Sunday, September 1, 2013

Intentional Community Thought Exercise

It is now five years since the great crash of "the housing bubble" i.e. an enormous con job perpetrated by every level of the financial and real estate scam machine and its willing agents. Five years after revealing themselves to be spectacular failures, the giant wall street banks are still in charge with more power than ever. There is negligible evidence or prospect of ever bringing them to heel, or even punish a single banker that bundled and sold America's future for bonus glory. It is also increasingly evident that the political system controlling regulatory agencies that might curb future abuses has been bought by the predatory class. If regular Americans have any chance of protecting themselves, they (we) will have to do it on their own.

The American population has been split outside the ruling class into an authoritarian idiocracy and a bewildered, atomized mass. The former is, well, hopeless. The latter is by and large resistant to organizing due to residual traditions about individuality, distrust of authority, aversion to compulsion or coercion, and private property. This residue of course goes out the window concerning employment, which is coercive and compulsory by definition. The first and last traditions come from the Horatio Alger mythology perpetuated by the extremely rare success stories and the simple aspect of human nature encapsulated by "mine." Trust issues abound in America as con artists, hucksters, speculators, and other assorted specialists in separating the people from their money have flourished here since the foundation of the republic.

Perhaps what is needed is a new organizational model on a smaller scale than factory-wide trade unions or D.C.-based outfits like Greenpeace or the ACLU. Small, cooperative units about a large suburban block in size that could make use of the new normal to prosper. Not hippie communes, or evangelical communities centered around a church but a group of regular Americans sharing for mutual benefit. Small sacrifices of convenience for great gains in efficiency and cost control. But the central idea is trust and accountability, the final form is less important. Being able to see and communicate with democratically designated authorities directly and having a voice in what they do. The kind of democracy that is almost impossible on a national scale anymore.

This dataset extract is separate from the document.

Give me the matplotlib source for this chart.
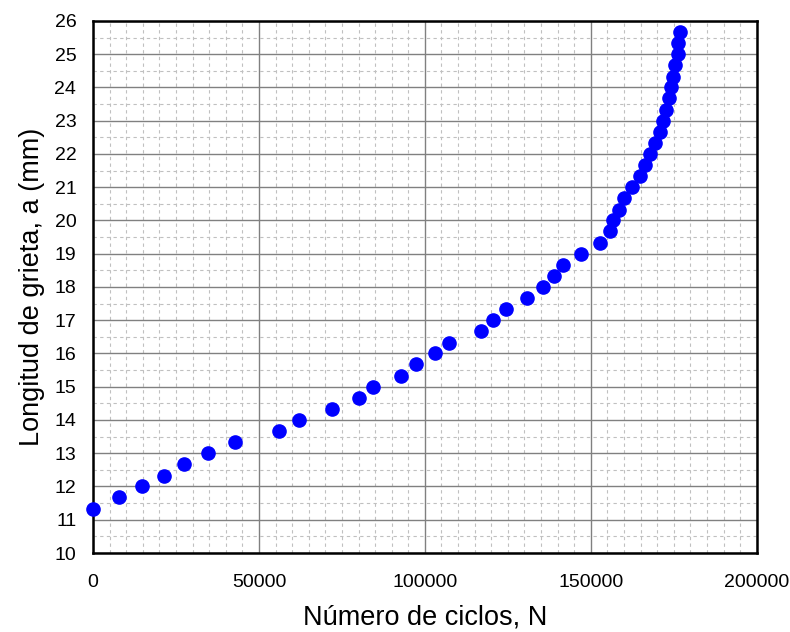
import numpy as np
import matplotlib
matplotlib.use("Agg")
import matplotlib.pyplot as plt
from matplotlib.ticker import MultipleLocator

plt.rcParams['font.family'] = ['Liberation Sans', 'DejaVu Sans']

# numero de ciclos N y longitud de grieta a (mm)
ciclos = [0, 7800, 14900, 21500, 27300, 34700, 42800, 56100, 62000, 71900,
          80100, 84500, 92900, 97300, 102900, 107400, 116900, 120500, 124500, 130700,
          135600, 139000, 141700, 147000, 152800, 155800, 156600, 158600, 159900, 162300,
          164700, 166200, 167700, 169400, 170900, 171700, 172500, 173400, 174000, 174700,
          175400, 176200, 176400, 176900]
longitud = [11.33, 11.67, 12.0, 12.33, 12.67, 13.0, 13.33, 13.67, 14.0, 14.33,
            14.67, 15.0, 15.33, 15.67, 16.0, 16.33, 16.67, 17.0, 17.33, 17.67,
            18.0, 18.33, 18.67, 19.0, 19.33, 19.67, 20.0, 20.33, 20.67, 21.0,
            21.33, 21.67, 22.0, 22.33, 22.67, 23.0, 23.33, 23.67, 24.0, 24.33,
            24.67, 25.0, 25.33, 25.67]

fig = plt.figure(figsize=(7.9, 6.32), dpi=100)
ax = fig.add_axes([0.1177, 0.125, 0.8403, 0.8418])

ax.plot(ciclos, longitud, 'o', color='#0000FF', markersize=9.5, zorder=3, clip_on=False)

ax.set_xlim(0, 200000)
ax.set_ylim(10, 26)
ax.xaxis.set_major_locator(MultipleLocator(50000))
ax.xaxis.set_minor_locator(MultipleLocator(5000))
ax.yaxis.set_major_locator(MultipleLocator(1))
ax.yaxis.set_minor_locator(MultipleLocator(0.5))

ax.grid(which='minor', color='#c0c0c0', linestyle=(0, (3, 3)), linewidth=0.8)
ax.grid(which='major', color='#808080', linestyle='-', linewidth=1.0)
ax.set_axisbelow(True)

ax.tick_params(which='both', length=0)
ax.tick_params(axis='x', pad=15, labelsize=14)
ax.tick_params(axis='y', pad=12, labelsize=14)

for s in ax.spines.values():
    s.set_color('black')
    s.set_linewidth(1.8)

ax.set_xlabel('Número de ciclos, N', fontsize=19.5, labelpad=10)
ax.set_ylabel('Longitud de grieta, a (mm)', fontsize=19.5, labelpad=7)

fig.savefig('out.png', dpi=100)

There are already intentional communities like this all over America, Google it and take a look. What I have in mind is to take advantage of their models and incorporate existing realities. Child care and education is expensive, durable goods such as stoves or furnaces are also; sharing the things that regular people can do themselves will make life less expensive for all members. Then we have already-existing institutions like credit unions, time banks, community gardens, and so on that can thrive even in deep-red sections of the idiocracy. It is so much more efficient to borrow a book from the library, why not a lawn-mower? Time is so important, and in such short supply that people are willing to buy bad food at bad prices from restaurants rather than spend the time to cook good meals. Our jobs increasingly suck all quality time from our lives, forcing us to spend falling real wages on expensive daycare for our children just to name one more example.

Good jobs that pay are increasingly scarce, if we think in terms of [blaaaahhh] markets the supply of labor is too large. How many people do you know who spend their days "pounding the pavement" for jobs that most are just never going to find anymore? Most of the effort expended in chasing employment is just waste, the game of musical chairs has finally closed out a lot of us. There is so much more we could do instead that would actually be a productive use of time but does not produce an income. Why do people play the lottery or otherwise desire to be rich in many cases? So they don't have to work and can concentrate on what they like to do. The nature of our "go-go-go" economy makes doing something you enjoy, say teaching or restoring cars just as an example, far less enjoyable if you are doing it in the employ of someone else.

We can work together in one way or another, or we can take our chances of starvation separately. The idiocracy has made its choice, they will ritually sacrifice each other to the false god "market" as long as there is one dollar among them. We do not have to follow.